Immune System Booster ... Food for the Soul
Nothing Beats a Hot Bowl of Soup

Nothing beats a hot bowl of soup on a cold winter day.  Immune System Soup is warming (ginger, garlic, cayenne) and grounding (due to the root vegetables).  Feel free to substitute seasonings and vegetables depending on availability. Use well washed, high quality, organic ingredients whenever possible.

  • 1-2 Tablespoon of toasted sesame oil or organic olive oil

  • 1 large onion (chopped)

  • 1 ½ cups of chopped celery (include inner stalks and leaves)

  • 6-7 large garlic cloves (chopped)

  • 1 inch piece of ginger root (chopped)

  • 20-30 cups of filtered water (use less water is you like thick, stew-like soups) (vegetable or hormone-free chicken stock can also be used

  • 6 sliced carrots

  • 1 parsnip 9 chopped or sliced)

  • 1 turnip (chopped or sliced)

  • 1 medium burdock root (also known as gobo root) sliced

  • 2 sticks of Astragalus root (dried, break in half)

  • 3 medium red potatoes cubed

  • 1 Cup of fresh, sliced shitake mushrooms

  • 3 Tablespoons of vegetable powder (Gayelord hauser) or a low salt broth seasoning

  • ¾ cup of fresh chopped parsley ( or ¼ cup dried)

  • ½ cup of fresh chopped herbs or 3-4 tablespoons of dried herbs(try a blend of basil, sage, thyme, marjoram, oregano, chives, savory, rosemary, etc.)

  • 3 Tablespoons of Bragg Liquid Aminos (substitute: tamari or low-sodium soy sauce)

  • 1 Tablespoon of ground kelp powder

  • (optional) 1 stick (about a 1” X 6” piece) of kombu (sea vegetable)

  • ½ cup of barley

  • ½ cup of lentils or dried peas (optional)

  • ½ teaspoon tumeric

  • ½ teaspoon of Hungarian paprika

  • 1 Tablespoon of balsamic vinegar

  • (optional) 1/8 to ½ teasp. Of cayenne powder or finely chopped hot peppers (amount used will depend on your tolerance for hot spices)

  • (optional) 1-3 teaspoons of sea salt or mineral rich Earth Salt (Herb Pharm)

  • 1 teaspoon of fresh ground pepper (try mixing white and black peppercorns)

  • (optional) ½ cup of chopped sweet red pepper

  • (optional) 1 medium zucchini (chopped)

  • (optional) 1 cup of chopped greens (spinach, cabbage, kale, collards, etc.)

1)   In a large soup pot heat toasted sesame oil and sauté the onions, celery, garlic, and ginger root at a medium to high heat for a few minutes ( until onions start to become translucent).

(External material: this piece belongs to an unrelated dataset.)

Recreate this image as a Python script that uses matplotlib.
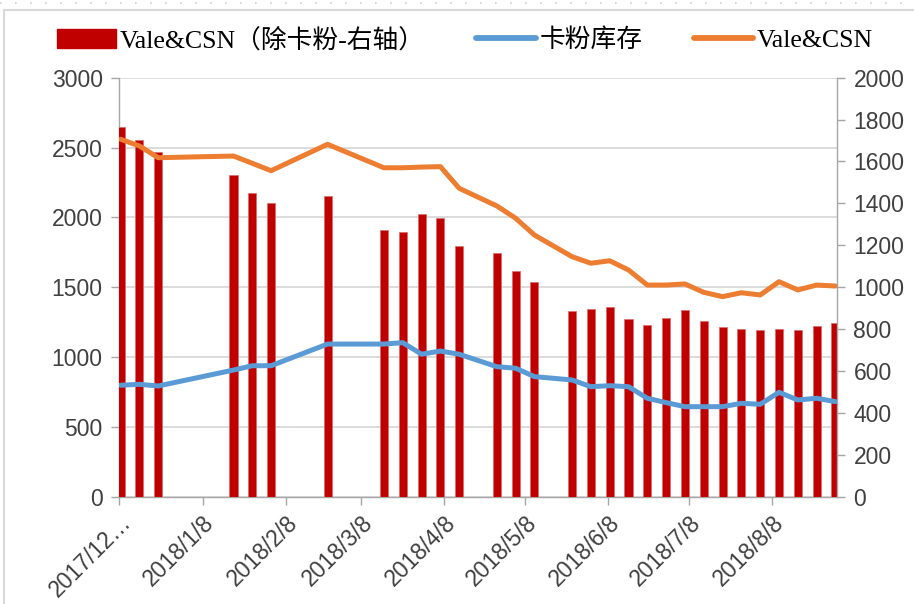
import numpy as np
import matplotlib
matplotlib.use("Agg")
import matplotlib.pyplot as plt
import matplotlib.dates as mdates
from matplotlib.patches import Patch
from matplotlib.lines import Line2D

# weekly observations (Fridays)
dates = np.array(['2017-12-08', '2017-12-15', '2017-12-22', '2018-01-19', '2018-01-26',
                  '2018-02-02', '2018-02-23', '2018-03-16', '2018-03-23', '2018-03-30',
                  '2018-04-06', '2018-04-13', '2018-04-27', '2018-05-04', '2018-05-11',
                  '2018-05-25', '2018-06-01', '2018-06-08', '2018-06-15', '2018-06-22',
                  '2018-06-29', '2018-07-06', '2018-07-13', '2018-07-20', '2018-07-27',
                  '2018-08-03', '2018-08-10', '2018-08-17', '2018-08-24', '2018-08-31'],
                 dtype='datetime64[D]')

# Vale&CSN excluding Carajas fines (right axis)
ex_carajas = [1763, 1702, 1643, 1534, 1448, 1403, 1435, 1273, 1265, 1349,
              1329, 1197, 1162, 1079, 1027, 888, 898, 907, 847, 820,
              855, 892, 841, 809, 800, 795, 802, 796, 815, 831]
# Carajas fines stock (left axis)
carajas = [799, 806, 794, 908, 939, 939, 1094, 1094, 1104, 1021,
           1044, 1021, 932, 921, 861, 837, 789, 796, 789, 706,
           675, 646, 646, 646, 670, 663, 749, 694, 706, 682]
# Vale&CSN total (left axis)
vale_csn = [2559, 2511, 2427, 2439, 2387, 2334, 2523, 2355, 2355, 2360,
            2363, 2208, 2082, 1994, 1874, 1719, 1672, 1690, 1624, 1516,
            1516, 1524, 1464, 1433, 1461, 1445, 1540, 1481, 1516, 1509]

tick_dates = np.array(['2017-12-08', '2018-01-08', '2018-02-08', '2018-03-08', '2018-04-08',
                       '2018-05-08', '2018-06-08', '2018-07-08', '2018-08-08'],
                      dtype='datetime64[D]')
tick_labels = ['2017/12…', '2018/1/8', '2018/2/8', '2018/3/8', '2018/4/8',
               '2018/5/8', '2018/6/8', '2018/7/8', '2018/8/8']
x_start, x_end = np.datetime64('2017-12-08'), np.datetime64('2018-09-01')

RED, BLUE, ORANGE = '#C00000', '#5B9BD5', '#ED7D31'
AXC, TXT = '#A6A6A6', '#404040'
plt.rcParams['font.family'] = ['Liberation Sans', 'Noto Sans CJK SC']

fig = plt.figure(figsize=(9.14, 6.04), dpi=100)
rect = [0.1305, 0.1772, 0.785, 0.6943]

xs = mdates.date2num(dates.astype('datetime64[s]')) + 0.5
xlim = (mdates.date2num(x_start.astype('datetime64[s]')),
        mdates.date2num(x_end.astype('datetime64[s]')))

# base axes: grid + left ticks + x axis
ax = fig.add_axes(rect, zorder=0)
ax.set_xlim(*xlim)
ax.set_ylim(0, 3000)
ax.set_yticks(np.arange(0, 3001, 500))
ax.grid(axis='y', color='#D9D9D9', linewidth=1.3)
ax.set_axisbelow(True)

# bars on right axis
axr = ax.twinx()
axr.set_zorder(1)
axr.patch.set_visible(False)
axr.bar(xs, ex_carajas, width=3.0, color=RED, edgecolor='#D96B6B', linewidth=0.5)
axr.set_ylim(0, 2000)
axr.set_yticks(np.arange(0, 2001, 200))

# lines on top, left scale
axl = ax.twinx()
axl.set_zorder(2)
axl.patch.set_visible(False)
axl.plot(xs, carajas, color=BLUE, lw=3.6, solid_joinstyle='round', solid_capstyle='round')
axl.plot(xs, vale_csn, color=ORANGE, lw=3.6, solid_joinstyle='round', solid_capstyle='round')
axl.set_ylim(0, 3000)
axl.set_yticks([])
axl.set_xlim(*xlim)

for a in (ax, axr, axl):
    for s in a.spines.values():
        s.set_visible(False)
ax.spines['left'].set_visible(True)
ax.spines['bottom'].set_visible(True)
axr.spines['right'].set_visible(True)
for s in (ax.spines['left'], ax.spines['bottom'], axr.spines['right']):
    s.set_color(AXC)
    s.set_linewidth(1.0)

ax.set_xticks(mdates.date2num(tick_dates.astype('datetime64[s]')))
ax.set_xticklabels(tick_labels, rotation=45, ha='right', rotation_mode='anchor')
ax.tick_params(axis='x', colors=AXC, labelcolor=TXT, labelsize=16.5, length=6, width=1, pad=4)
ax.tick_params(axis='y', colors=AXC, labelcolor=TXT, labelsize=16.5, length=6, width=1, pad=6)
axr.tick_params(axis='y', colors=AXC, labelcolor=TXT, labelsize=16.5, length=6, width=1, pad=6)

handles = [Patch(facecolor=RED, edgecolor=RED),
           Line2D([], [], color=BLUE, lw=4.2, solid_capstyle='round'),
           Line2D([], [], color=ORANGE, lw=4.2, solid_capstyle='round')]
labels = ['Vale&CSN（除卡粉-右轴）', '卡粉库存', 'Vale&CSN']
fig.legend(handles, labels, loc='center', bbox_to_anchor=(465 / 914, 1 - 40 / 604),
           ncol=3, frameon=False, handlelength=2.3, handleheight=0.75,
           handletextpad=0.15, columnspacing=2.0,
           prop={'family': ['Liberation Serif', 'Noto Sans CJK SC'], 'size': 18.5})

# chart frame like the original export
fig.add_artist(Line2D([4 / 914, 4 / 914], [0, 1 - 10 / 604], transform=fig.transFigure,
                      color='#D9D9D9', lw=1.5))
fig.add_artist(Line2D([4 / 914, 1], [1 - 10 / 604, 1 - 10 / 604], transform=fig.transFigure,
                      color='#D9D9D9', lw=1.5))
fig.add_artist(Line2D([0, 1], [1 - 3 / 604, 1 - 3 / 604], transform=fig.transFigure,
                      color='#D0D0D0', lw=1.2, linestyle=(0, (1, 8))))

fig.savefig('out.png', dpi=100)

2)   Add the stock/water, carrots. Parsnip, turnip, burdock, potatoes, astragalus, mushrooms, vegetable powder, herbs, Bragg’s liquid aminos, kelp, kombu, barley, and lentils.  Simmer on low to medium heat for 1 to 2 hours, or until root vegetables start to become tender.

3)   Add tumeric, paprika, and balsamic vinegar.  Taste the broth.  Add cayenne, salt, and pepper to taste.  Add the optional vegetables:  sweet red pepper, zucchini, and chopped greens.  Cook for another 30 to 60 minutes, testing vegetables for tenderness.  Garnish with fresh ground pepper or hot pepper sprinkles.